Is a dent in one car not the same a a dent in another provided paint types are the same/similiar?


----------



## bluefirefly (20 Jan 2010)

Hey guys thanks for the replies.
The man called me today, he said that his brother is a mechanic and he'll let him have a look at it and that it's just a dent and it shouldn't cost too much. He also told me not to worry about it, my respond to his was.."Sorrry i'm soooo sorry!!!" I was really embarassed and don't know what to say!! but he manage to break a joke and say " ah dont worry,I'll prob do that to ye some day" 

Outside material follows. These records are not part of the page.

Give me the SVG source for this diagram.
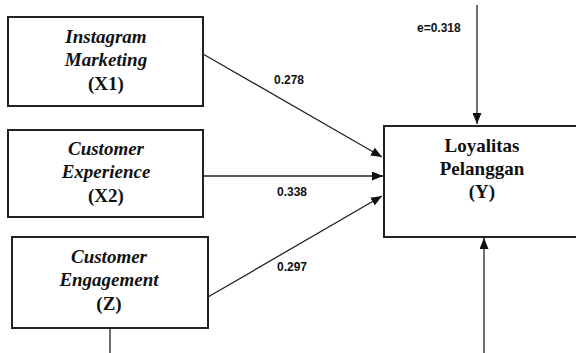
<svg xmlns="http://www.w3.org/2000/svg" width="576" height="353" viewBox="0 0 576 353">
<defs>
<marker id="ah" markerWidth="11" markerHeight="9" refX="11" refY="4.5" orient="auto" markerUnits="userSpaceOnUse">
<path d="M0,0 L11,4.5 L0,9 Z" fill="#111"/>
</marker>
<style>
.box{fill:#fff;stroke:#222;stroke-width:2}
.nt{font-family:'Liberation Serif','DejaVu Serif','Times New Roman',serif;font-size:19px;font-weight:bold;text-anchor:middle;fill:#111}
.it{font-style:italic}
.ln{stroke:#222;stroke-width:1.3;fill:none}
.lb{font-family:'Liberation Sans',Arial,sans-serif;font-size:12px;font-weight:bold;fill:#111}
</style>
</defs>
<rect width="576" height="353" fill="#fff"/>
<g id="connectors">
<line class="ln" x1="203" y1="54" x2="382" y2="157" marker-end="url(#ah)"/>
<line class="ln" x1="203" y1="176" x2="383" y2="176" marker-end="url(#ah)"/>
<line class="ln" x1="208" y1="297" x2="382" y2="196" marker-end="url(#ah)"/>
<line class="ln" x1="477" y1="5" x2="477" y2="124" marker-end="url(#ah)"/>
<line class="ln" x1="484" y1="353" x2="484" y2="238" marker-end="url(#ah)"/>
<line class="ln" x1="110" y1="328" x2="110" y2="353"/>
<text class="lb" x="274" y="84">0.278</text>
<text class="lb" x="277" y="196">0.338</text>
<text class="lb" x="277" y="271">0.297</text>
<text class="lb" x="417" y="32">e=0.318</text>
</g>
<g id="X1">
<rect class="box" x="8" y="17" width="195" height="89"/>
<text class="nt it" x="106" y="43">Instagram</text>
<text class="nt it" x="106" y="66">Marketing</text>
<text class="nt" x="106" y="90">(X1)</text>
</g>
<g id="X2">
<rect class="box" x="8" y="130" width="195" height="87"/>
<text class="nt it" x="106" y="155">Customer</text>
<text class="nt it" x="106" y="178">Experience</text>
<text class="nt" x="106" y="202">(X2)</text>
</g>
<g id="Z">
<rect class="box" x="12" y="237" width="196" height="91"/>
<text class="nt it" x="109" y="263">Customer</text>
<text class="nt it" x="109" y="286">Engagement</text>
<text class="nt" x="109" y="310">(Z)</text>
</g>
<g id="Y">
<rect class="box" x="384" y="126" width="200" height="111"/>
<text class="nt" x="482" y="152">Loyalitas</text>
<text class="nt" x="482" y="175">Pelanggan</text>
<text class="nt" x="482" y="198">(Y)</text>
</g>
</svg>
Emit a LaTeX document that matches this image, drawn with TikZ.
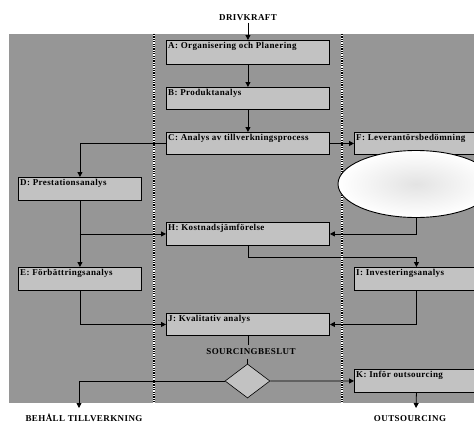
\documentclass[tikz,border=0pt]{standalone}
\usepackage{fontspec}
\setmainfont{Liberation Serif}
\newfontfamily\spacedserif[LetterSpace=4.5]{Liberation Serif}
\usetikzlibrary{arrows.meta,shapes.geometric}
\definecolor{bggray}{gray}{0.59}
\definecolor{boxgray}{gray}{0.76}
\begin{document}
\begin{tikzpicture}[x=1pt,y=-1pt,
  txt/.style={font=\spacedserif\fontsize{9pt}{10pt}\selectfont\bfseries},
  stage/.style={draw=black,line width=0.9pt,fill=boxgray,anchor=north west,
    inner sep=0pt,minimum width=#1},
  stage/.default=163pt,
  boxlabel/.style={label={[txt,anchor=north west,inner sep=1.5pt,xshift=0.5pt,yshift=-0.3pt]north west:{#1}}},
  arr/.style={-{Triangle[length=5pt,width=5pt]},line width=0.8pt},
  link/.style={line width=0.8pt},
  lane/.style={line width=1.4pt}]
\useasboundingbox (0,0) rectangle (474,423);
\clip (0,0) rectangle (474,423);

% shaded work area and lane separators
\fill[bggray] (9,34) rectangle (480,403);
\foreach \lx in {154,342}{
  \draw[lane,white] (\lx,34) -- (\lx,403);
  \draw[lane,black,dash pattern=on 1.2pt off 1.2pt] (\lx,34) -- (\lx,403);
}

% process stages
\node[stage,minimum height=24pt,boxlabel={A: Organisering och Planering}] (A) at (166,40) {};
\node[stage,minimum height=22pt,boxlabel={B: Produktanalys}] (B) at (166,87) {};
\node[stage,minimum height=22pt,boxlabel={C: Analys av tillverkningsprocess}] (C) at (166,132) {};
\node[stage=123pt,minimum height=23pt,boxlabel={D: Prestationsanalys}] (D) at (18,177) {};
\node[stage=124pt,minimum height=22pt,boxlabel={F: Leverantörsbedömning}] (F) at (354,132) {};
\node[stage,minimum height=23pt,boxlabel={H: Kostnadsjämförelse}] (H) at (166,222) {};
\node[stage=123pt,minimum height=23pt,boxlabel={E: Förbättringsanalys}] (E) at (18,267) {};
\node[stage=124pt,minimum height=23pt,boxlabel={I: Investeringsanalys}] (I) at (354,267) {};
\node[stage,minimum height=22pt,boxlabel={J: Kvalitativ analys}] (J) at (166,313) {};
\node[stage=124pt,minimum height=23pt,boxlabel={K: Inför outsourcing}] (K) at (354,369) {};

% supplier evaluation bubble
\node[ellipse,draw=black,line width=0.9pt,minimum width=156pt,minimum height=67pt,
  inner sep=0pt,inner color=black!11,outer color=white] (ell) at (416,184) {};

% decision
\node[diamond,draw=black,line width=0.6pt,fill=boxgray,minimum width=45pt,
  minimum height=34pt,inner sep=0pt] (dec) at (247.5,381) {};

% texts
\node[txt,inner sep=1.5pt] (drive) at (248,18) {DRIVKRAFT};
\node[txt,inner sep=3.5pt] (sb) at (251,352) {SOURCINGBESLUT};
\node[txt,anchor=base,inner sep=0.5pt] (keep) at (84,421) {BEHÅLL TILLVERKNING};
\node[txt,anchor=base,inner sep=0.5pt] (out) at (410,421) {OUTSOURCING};
\coordinate (keepend) at (79,408);
\coordinate (outend) at (416,408);

% connectors
\draw[arr] (drive.south -| A.north) -- (A.north);
\draw[arr] (A.south) -- (B.north);
\draw[arr] (B.south) -- (C.north);
\draw[arr] (C.west) -| (D.north);
\draw[arr] (C.east) -- (F.west);
\draw[arr] (D.south) -- (E.north);
\draw[arr] (D.south |- H.west) -- (H.west);
\draw[arr] (ell.south) |- (H.east);
\draw[arr] (H.south) -- ++(0,11) -| (I.north);
\draw[arr] (E.south) |- (J.west);
\draw[arr] (I.south) |- (J.east);
\draw[link] (J.south) -- (J.south |- sb.north);
\draw[link] (dec.north |- sb.south) -- (dec.north);
\draw[arr] (dec.west) -| (keepend);
\draw[arr] (dec.east) -- (K.west);
\draw[arr] (K.south) -- (outend);
\end{tikzpicture}
\end{document}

he said he'll drop the quote/bill to me on saturday and he's only getting it fix in two weeks time or so because he needs the car(guilt kicking in again) ,and i could decide what to do then.
My car is perfectly fine. Now I just have to worry about the cost, hopefully its gona be something I can afford!

@petermack . wow that's a BIG difference in price!! I'm hoping it'd be about or less than 600e over that i think i would need to claim insurance... but he said it's his brother so hopefully its cheaper than i think it would be.
(I live in Carlow,pretty close to portloaise.But i cant make him go there!)

just gotta wait and see.


----------



## bluefirefly (2 Feb 2010)

just got the quote today!! it comes to 1954something euros!!here's what the bill look like: Rear door 695.86 , door seal(weather strip) 85.75 , Paint and sundries 220. Labour 720.

he texted me today but i wasnt at home so i didnt reply. When i got home and saw the bill, i was naturally shocked!! So i text him back saying that i just got the quote and ask him to give me some time to think about it. Then he replied saying that he'd like to get a reply before the weekend. And another text saying "in all due respect the car has to be fixed" . 

I feel like he's trying to get me pay for it like immediatley! so i replied saying it's not a small amount of money and that i'll contact him before the weekend.

honestly, i was prepared to pay for one  grand, but now is almost 2grand!!


----------



## chrisboy (2 Feb 2010)

Wow, someone is making an absolute killing on that! 720 labour? How much an hour is that? The door seals are about 35 euro delivered, brand new on ebay.. Just as well his brother is the mechanic, hey?


----------



## jack2009 (2 Feb 2010)

Perhaps get a second quote from someone on your side before handing out all of that money and consider going through insurance company.


----------



## Slash (2 Feb 2010)

Who supplied the quote to the car owner? was it from a BMW dealer or on a sheet of plain paper? Sounds like a lot to me, but I haven't seen the dent.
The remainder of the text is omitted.